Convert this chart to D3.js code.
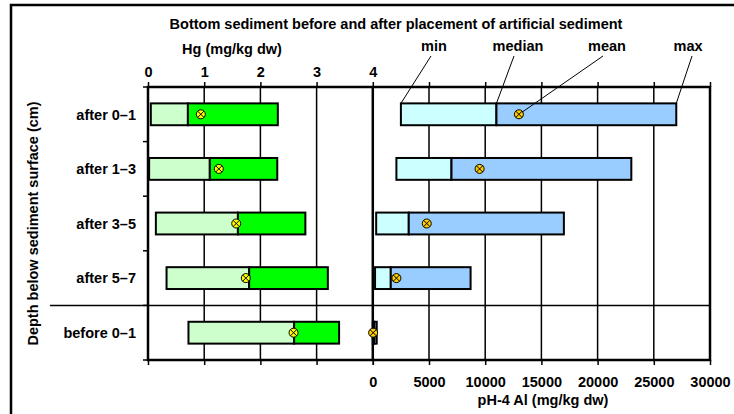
<!DOCTYPE html>
<html>
<head>
<meta charset="utf-8">
<script src="https://cdn.jsdelivr.net/npm/d3@7"></script>
<style>
  body { margin: 0; background: #fff; }
  svg text { font-family: "Liberation Sans", Arial, sans-serif; font-weight: bold; font-size: 14.5px; fill: #000; }
</style>
</head>
<body>
<svg id="chart" width="734" height="414"></svg>
<script>
// Bottom sediment before / after artificial sediment: Hg and pH-4 Al ranges

const categories = ["after 0–1", "after 1–3", "after 3–5", "after 5–7", "before 0–1"];

// Hg (mg/kg dw)
const hgMin    = [0.05, 0.02, 0.14, 0.33, 0.72];
const hgMedian = [0.71, 1.10, 1.60, 1.80, 2.60];
const hgMean   = [0.94, 1.26, 1.57, 1.74, 2.59];
const hgMax    = [2.31, 2.30, 2.80, 3.20, 3.40];

// pH-4 Al (mg/kg dw)
const alMin    = [2500, 2100, 300, 200, 0];
const alMedian = [11000, 7000, 3200, 1600, 150];
const alMean   = [13000, 9500, 4800, 2100, 30];
const alMax    = [27000, 23000, 17000, 8700, 350];

const hgTicks = [0, 1, 2, 3, 4];
const alTicks = [0, 5000, 10000, 15000, 20000, 25000, 30000];
const annotations = ["min", "median", "mean", "max"];

const svg = d3.select("#chart");

const plot = { left: 148, right: 710, top: 87, bottom: 360 };
const split = plot.left + (plot.right - plot.left) * 0.4;

const xHg = d3.scaleLinear().domain([0, 4]).range([plot.left, split]);
const xAl = d3.scaleLinear().domain([0, 30000]).range([split, plot.right]);
const y = d3.scaleBand()
  .domain(categories)
  .range([plot.top, plot.bottom])
  .paddingInner(0.6)
  .paddingOuter(0.3);

const rows = categories.map((c, i) => ({
  cat: c,
  hg: { min: hgMin[i], med: hgMedian[i], mean: hgMean[i], max: hgMax[i] },
  al: { min: alMin[i], med: alMedian[i], mean: alMean[i], max: alMax[i] }
}));

// outer frame (runs off the right / bottom edge)
svg.append("rect")
  .attr("x", 11).attr("y", 5)
  .attr("width", 760).attr("height", 440)
  .attr("fill", "none").attr("stroke", "#000").attr("stroke-width", 2.5);

// vertical gridlines
const gridX = hgTicks.slice(1, 4).map(xHg).concat(alTicks.slice(1, 6).map(xAl));
svg.append("g").selectAll("line")
  .data(gridX)
  .enter().append("line")
  .attr("x1", d => d).attr("x2", d => d)
  .attr("y1", plot.top).attr("y2", plot.bottom)
  .attr("stroke", "#000").attr("stroke-width", 1.5);

// top axis (Hg) and bottom axis (Al)
const hgTop = svg.append("g")
  .attr("transform", "translate(0," + plot.top + ")")
  .call(d3.axisTop(xHg).tickValues(hgTicks).tickSize(5).tickPadding(5).tickFormat(d3.format("d")));
const alTop = svg.append("g")
  .attr("transform", "translate(0," + plot.top + ")")
  .call(d3.axisTop(xAl).tickValues(alTicks.slice(1)).tickSize(5).tickFormat(""));
const hgBottom = svg.append("g")
  .attr("transform", "translate(0," + plot.bottom + ")")
  .call(d3.axisBottom(xHg).tickValues(hgTicks).tickSize(5).tickFormat(""));
const alBottom = svg.append("g")
  .attr("transform", "translate(0," + plot.bottom + ")")
  .call(d3.axisBottom(xAl).tickValues(alTicks).tickSize(5).tickPadding(12).tickFormat(d3.format("d")));

[hgTop, alTop, hgBottom, alBottom].forEach(g => {
  g.select(".domain").remove();
  g.selectAll(".tick line").attr("stroke", "#000").attr("stroke-width", 1.5);
  g.selectAll(".tick text").attr("font-size", null);
  g.attr("font-size", null).attr("font-family", null);
});

// left tick marks on band boundaries
const step = y.step();
const bounds = d3.range(categories.length + 1).map(i => plot.top + step * i);
svg.append("g").selectAll("line")
  .data(bounds)
  .enter().append("line")
  .attr("x1", plot.left - 5).attr("x2", plot.left)
  .attr("y1", d => d).attr("y2", d => d)
  .attr("stroke", "#000").attr("stroke-width", 1.5);

// separator between after / before
const sepY = plot.top + step * 4;
svg.append("line")
  .attr("x1", 50).attr("x2", plot.right)
  .attr("y1", sepY).attr("y2", sepY)
  .attr("stroke", "#000").attr("stroke-width", 1.5);

// plot frame
svg.append("rect")
  .attr("x", plot.left).attr("y", plot.top)
  .attr("width", plot.right - plot.left).attr("height", plot.bottom - plot.top)
  .attr("fill", "none").attr("stroke", "#000").attr("stroke-width", 2.5);
svg.append("line")
  .attr("x1", split).attr("x2", split)
  .attr("y1", plot.top).attr("y2", plot.bottom)
  .attr("stroke", "#000").attr("stroke-width", 2.5);

// bars
function drawBars(key, x, light, dark) {
  const g = svg.append("g");
  g.selectAll("rect.lo")
    .data(rows).enter().append("rect")
    .attr("x", d => x(d[key].min))
    .attr("y", d => y(d.cat))
    .attr("width", d => x(d[key].med) - x(d[key].min))
    .attr("height", y.bandwidth())
    .attr("fill", light).attr("stroke", "#000").attr("stroke-width", 2);
  g.selectAll("rect.hi")
    .data(rows).enter().append("rect")
    .attr("x", d => x(d[key].med))
    .attr("y", d => y(d.cat))
    .attr("width", d => x(d[key].max) - x(d[key].med))
    .attr("height", y.bandwidth())
    .attr("fill", dark).attr("stroke", "#000").attr("stroke-width", 2);

  // mean markers: circle with a cross
  const r = 4.5, k = r * 0.7;
  const m = g.selectAll("g.mean")
    .data(rows).enter().append("g")
    .attr("transform", d => "translate(" + x(d[key].mean) + "," + (y(d.cat) + y.bandwidth() / 2) + ")");
  m.append("circle").attr("r", r)
    .attr("fill", key === "hg" ? "#ffff00" : "#ffcc00")
    .attr("stroke", "#000").attr("stroke-width", 1);
  m.append("path")
    .attr("d", `M${-k},${-k}L${k},${k}M${-k},${k}L${k},${-k}`)
    .attr("stroke", "#000").attr("stroke-width", 1);
}
drawBars("hg", xHg, "#ccffcc", "#00ff00");
drawBars("al", xAl, "#ccffff", "#99ccff");

// category labels
svg.append("g").selectAll("text")
  .data(categories)
  .enter().append("text")
  .attr("x", plot.left - 12)
  .attr("y", d => y(d) + y.bandwidth() / 2)
  .attr("dy", "0.36em")
  .attr("text-anchor", "end")
  .text(d => d);

// axis titles
svg.append("text")
  .attr("x", 396).attr("y", 29)
  .attr("text-anchor", "middle")
  .text("Bottom sediment before and after placement of artificial sediment");
svg.append("text")
  .attr("x", 232).attr("y", 54)
  .attr("text-anchor", "middle")
  .text("Hg (mg/kg dw)");
svg.append("text")
  .attr("x", 543).attr("y", 405)
  .attr("text-anchor", "middle")
  .text("pH-4 Al (mg/kg dw)");
svg.append("text")
  .attr("transform", "translate(38," + ((plot.top + plot.bottom) / 2) + ") rotate(-90)")
  .attr("text-anchor", "middle")
  .text("Depth below sediment surface (cm)");

// min / median / mean / max callouts on the first row
const first = rows[0];
const barTop = y(first.cat);
const midY = barTop + y.bandwidth() / 2;
const callouts = [
  { lx: 434, tx: xAl(first.al.min), ty: barTop },
  { lx: 518, tx: xAl(first.al.med), ty: barTop },
  { lx: 607, tx: xAl(first.al.mean) + 3, ty: midY - 2 },
  { lx: 688, tx: xAl(first.al.max), ty: barTop }
];
annotations.forEach((a, i) => {
  const c = callouts[i];
  svg.append("text")
    .attr("x", c.lx).attr("y", 51)
    .attr("text-anchor", "middle")
    .text(a);
  svg.append("line")
    .attr("x1", c.lx + (i === 1 ? -4 : i === 2 ? -4 : i === 3 ? 4 : -3)).attr("y1", 56)
    .attr("x2", c.tx).attr("y2", c.ty)
    .attr("stroke", "#000").attr("stroke-width", 1);
});
</script>
</body>
</html>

Your task
Repeat only the lines between the start of the data and the line with "17000, 8700, 350];", including those two lines, and skip the pictures.

Exercise result
Convert this chart to D3.js code.
<!DOCTYPE html>
<html>
<head>
<meta charset="utf-8">
<script src="https://cdn.jsdelivr.net/npm/d3@7"></script>
<style>
  body { margin: 0; background: #fff; }
  svg text { font-family: "Liberation Sans", Arial, sans-serif; font-weight: bold; font-size: 14.5px; fill: #000; }
</style>
</head>
<body>
<svg id="chart" width="734" height="414"></svg>
<script>
// Bottom sediment before / after artificial sediment: Hg and pH-4 Al ranges

const categories = ["after 0–1", "after 1–3", "after 3–5", "after 5–7", "before 0–1"];

// Hg (mg/kg dw)
const hgMin    = [0.05, 0.02, 0.14, 0.33, 0.72];
const hgMedian = [0.71, 1.10, 1.60, 1.80, 2.60];
const hgMean   = [0.94, 1.26, 1.57, 1.74, 2.59];
const hgMax    = [2.31, 2.30, 2.80, 3.20, 3.40];

// pH-4 Al (mg/kg dw)
const alMin    = [2500, 2100, 300, 200, 0];
const alMedian = [11000, 7000, 3200, 1600, 150];
const alMean   = [13000, 9500, 4800, 2100, 30];
const alMax    = [27000, 23000, 17000, 8700, 350];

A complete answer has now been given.